Selon l'UNICEF, les enfants handicapés sont quatre fois plus susceptibles de subir des abus et trois fois plus susceptibles de subir des violences sexuelles que leurs pairs non handicapés.

Ebere a fini par s'enfuir au Royaume-Uni avec un visa d'étudiant pour étudier la prise en charge sociale. "J'ai cru que j'avais échappé à tout jamais à la maltraitance parce que j'avais fui ma famille", dit-elle, mais il n'en a rien été.

Elle a rapidement rencontré un homme et a entamé une relation.

"Je pensais que c'était un gentleman, un prince charmant. Mais il s'est avéré être un agresseur et un joueur. Il est devenu autoritaire et a commencé à me violer.

"Le fait de subir des violences pour la deuxième fois m'a beaucoup affectée", dit-elle. "Personne ne sait ce qui se passe derrière ces murs. Je n'avais plus envie de vivre."

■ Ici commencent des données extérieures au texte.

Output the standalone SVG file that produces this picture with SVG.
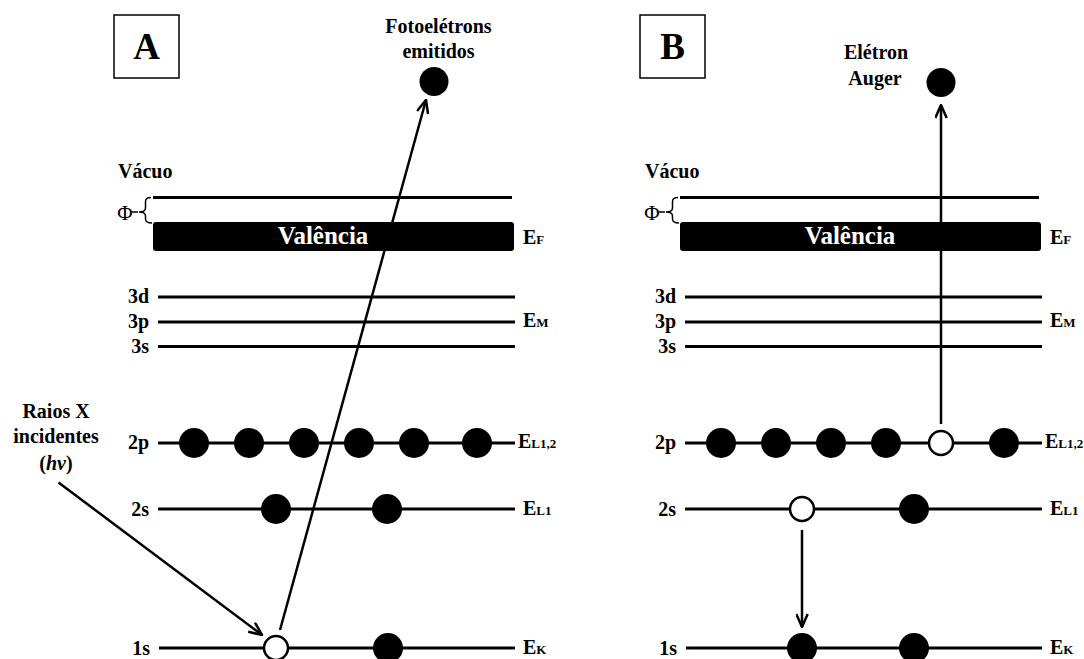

Ebere ne savait pas comment s'échapper jusqu'à ce qu'une amie mette un petit téléphone dans sa protection contre l'incontinence pour que son ex-partenaire ne le trouve pas. Il lui a permis d'appeler la police, et son partenaire a été arrêté.

Mais une fois libre, elle a eu du mal à trouver un logement accessible en fauteuil roulant. Dans de nombreux refuges, il y avait des marches pour entrer dans le bâtiment ou dans les chambres, et les portes étaient parfois trop étroites pour son fauteuil roulant. Elle a également eu du mal à trouver des endroits qui disposaient des ressources nécessaires pour répondre à ses besoins en matière de santé mentale.

"Je suis restée dans des auberges, des hôtels et des refuges, mais je n'étais pas heureuse. Je n'avais pas l'impression qu'il y avait de l'inclusion", dit-elle.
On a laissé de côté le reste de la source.